> _Problem requirements_
Exact reproduction of the data is required, with images excluded.

> _Provided data_

__________

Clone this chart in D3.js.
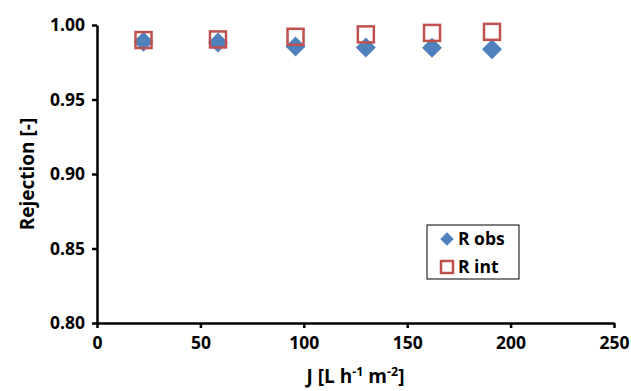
<!DOCTYPE html>
<html>
<head>
<meta charset="utf-8">
<script src="https://cdn.jsdelivr.net/npm/d3@7"></script>
<style>
  body { margin: 0; background: #fff; }
  svg text { font-family: "Open Sans", sans-serif; font-weight: 700; fill: #000; }
  .axis path, .axis line { stroke: #000; stroke-width: 2.5; }
</style>
</head>
<body>
<svg width="631" height="391"></svg>
<script>
// flux values (x) and rejections
var flux = [22.5, 58.5, 96, 130, 162, 191];
var rObs = [0.9888, 0.9882, 0.9855, 0.9849, 0.9848, 0.9838];
var rInt = [0.9899, 0.9903, 0.9921, 0.9937, 0.9947, 0.9954];
var xTicks = [0, 50, 100, 150, 200, 250];
var yTicks = [0.80, 0.85, 0.90, 0.95, 1.00];

var svg = d3.select("svg");

var x = d3.scaleLinear().domain([0, 250]).range([97, 614]);
var y = d3.scaleLinear().domain([0.80, 1.00]).range([323, 25]);

// axes
svg.append("g")
    .attr("class", "axis")
    .attr("transform", "translate(0," + y(0.80) + ")")
    .call(d3.axisBottom(x).tickValues(xTicks).tickSize(5).tickSizeOuter(0).tickPadding(9)
      .tickFormat(d3.format("d")))
    .call(function (g) { g.selectAll("text").style("font-size", "17.5px"); });

svg.append("g")
    .attr("class", "axis")
    .attr("transform", "translate(" + x(0) + ",0)")
    .call(d3.axisLeft(y).tickValues(yTicks).tickSize(5).tickSizeOuter(0).tickPadding(7)
      .tickFormat(d3.format(".2f")))
    .call(function (g) { g.selectAll("text").style("font-size", "17.5px"); });

// axis titles
svg.append("text")
    .attr("transform", "translate(27," + ((y(0.80) + y(1.00)) / 2) + ") rotate(-90)")
    .attr("text-anchor", "middle")
    .attr("dy", "0.35em")
    .style("font-size", "19px")
    .text("Rejection [-]");

var xt = svg.append("text")
    .attr("x", (x(0) + x(250)) / 2)
    .attr("y", 383)
    .attr("text-anchor", "middle")
    .style("font-size", "19px");
xt.append("tspan").text("J [L h");
xt.append("tspan").attr("dy", -7).style("font-size", "12.5px").text("-1");
xt.append("tspan").attr("dy", 7).text(" m");
xt.append("tspan").attr("dy", -7).style("font-size", "12.5px").text("-2");
xt.append("tspan").attr("dy", 7).text("]");

var diamond = d3.symbol().type(d3.symbolSquare).size(200);

// R obs diamonds
svg.append("g").selectAll("path")
    .data(flux)
    .join("path")
    .attr("d", diamond)
    .attr("transform", function (d, i) { return "translate(" + x(d) + "," + y(rObs[i]) + ") rotate(45)"; })
    .attr("fill", "#4f81bd");

// R int open squares
svg.append("g").selectAll("rect")
    .data(flux)
    .join("rect")
    .attr("x", function (d) { return x(d) - 8; })
    .attr("y", function (d, i) { return y(rInt[i]) - 8; })
    .attr("width", 16).attr("height", 16)
    .attr("fill", "none")
    .attr("stroke", "#c0504d")
    .attr("stroke-width", 2.5);

// legend
var lg = svg.append("g").attr("transform", "translate(427,225)");
lg.append("rect")
    .attr("width", 92).attr("height", 54)
    .attr("fill", "#fff").attr("stroke", "#000").attr("stroke-width", 1);
lg.append("path")
    .attr("d", d3.symbol().type(d3.symbolSquare).size(90))
    .attr("transform", "translate(20,14) rotate(45)")
    .attr("fill", "#4f81bd");
lg.append("rect")
    .attr("x", 14).attr("y", 36).attr("width", 12).attr("height", 12)
    .attr("fill", "none").attr("stroke", "#c0504d").attr("stroke-width", 2.5);
lg.append("text").attr("x", 31).attr("y", 14).attr("dy", "0.35em")
    .style("font-size", "17.5px").text("R obs");
lg.append("text").attr("x", 31).attr("y", 42).attr("dy", "0.35em")
    .style("font-size", "17.5px").text("R int");
</script>
</body>
</html>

__________

> _Result of this exercise_
Clone this chart in D3.js.
<!DOCTYPE html>
<html>
<head>
<meta charset="utf-8">
<script src="https://cdn.jsdelivr.net/npm/d3@7"></script>
<style>
  body { margin: 0; background: #fff; }
  svg text { font-family: "Open Sans", sans-serif; font-weight: 700; fill: #000; }
  .axis path, .axis line { stroke: #000; stroke-width: 2.5; }
</style>
</head>
<body>
<svg width="631" height="391"></svg>
<script>
// flux values (x) and rejections
var flux = [22.5, 58.5, 96, 130, 162, 191];
var rObs = [0.9888, 0.9882, 0.9855, 0.9849, 0.9848, 0.9838];
var rInt = [0.9899, 0.9903, 0.9921, 0.9937, 0.9947, 0.9954];
var xTicks = [0, 50, 100, 150, 200, 250];
var yTicks = [0.80, 0.85, 0.90, 0.95, 1.00];

var svg = d3.select("svg");

var x = d3.scaleLinear().domain([0, 250]).range([97, 614]);
var y = d3.scaleLinear().domain([0.80, 1.00]).range([323, 25]);

// axes
svg.append("g")
    .attr("class", "axis")
    .attr("transform", "translate(0," + y(0.80) + ")")
    .call(d3.axisBottom(x).tickValues(xTicks).tickSize(5).tickSizeOuter(0).tickPadding(9)
      .tickFormat(d3.format("d")))
    .call(function (g) { g.selectAll("text").style("font-size", "17.5px"); });

svg.append("g")
    .attr("class", "axis")
    .attr("transform", "translate(" + x(0) + ",0)")
    .call(d3.axisLeft(y).tickValues(yTicks).tickSize(5).tickSizeOuter(0).tickPadding(7)
      .tickFormat(d3.format(".2f")))
    .call(function (g) { g.selectAll("text").style("font-size", "17.5px"); });

// axis titles
svg.append("text")
    .attr("transform", "translate(27," + ((y(0.80) + y(1.00)) / 2) + ") rotate(-90)")
    .attr("text-anchor", "middle")
    .attr("dy", "0.35em")
    .style("font-size", "19px")
    .text("Rejection [-]");

var xt = svg.append("text")
    .attr("x", (x(0) + x(250)) / 2)
    .attr("y", 383)
    .attr("text-anchor", "middle")
    .style("font-size", "19px");
xt.append("tspan").text("J [L h");
xt.append("tspan").attr("dy", -7).style("font-size", "12.5px").text("-1");
xt.append("tspan").attr("dy", 7).text(" m");
xt.append("tspan").attr("dy", -7).style("font-size", "12.5px").text("-2");
xt.append("tspan").attr("dy", 7).text("]");

var diamond = d3.symbol().type(d3.symbolSquare).size(200);

// R obs diamonds
svg.append("g").selectAll("path")
    .data(flux)
    .join("path")
    .attr("d", diamond)
    .attr("transform", function (d, i) { return "translate(" + x(d) + "," + y(rObs[i]) + ") rotate(45)"; })
    .attr("fill", "#4f81bd");

// R int open squares
svg.append("g").selectAll("rect")
    .data(flux)
    .join("rect")
    .attr("x", function (d) { return x(d) - 8; })
    .attr("y", function (d, i) { return y(rInt[i]) - 8; })
    .attr("width", 16).attr("height", 16)
    .attr("fill", "none")
    .attr("stroke", "#c0504d")
    .attr("stroke-width", 2.5);

// legend
var lg = svg.append("g").attr("transform", "translate(427,225)");
lg.append("rect")
    .attr("width", 92).attr("height", 54)
    .attr("fill", "#fff").attr("stroke", "#000").attr("stroke-width", 1);
lg.append("path")
    .attr("d", d3.symbol().type(d3.symbolSquare).size(90))
    .attr("transform", "translate(20,14) rotate(45)")
    .attr("fill", "#4f81bd");
lg.append("rect")
    .attr("x", 14).attr("y", 36).attr("width", 12).attr("height", 12)
    .attr("fill", "none").attr("stroke", "#c0504d").attr("stroke-width", 2.5);
lg.append("text").attr("x", 31).attr("y", 14).attr("dy", "0.35em")
    .style("font-size", "17.5px").text("R obs");
lg.append("text").attr("x", 31).attr("y", 42).attr("dy", "0.35em")
    .style("font-size", "17.5px").text("R int");
</script>
</body>
</html>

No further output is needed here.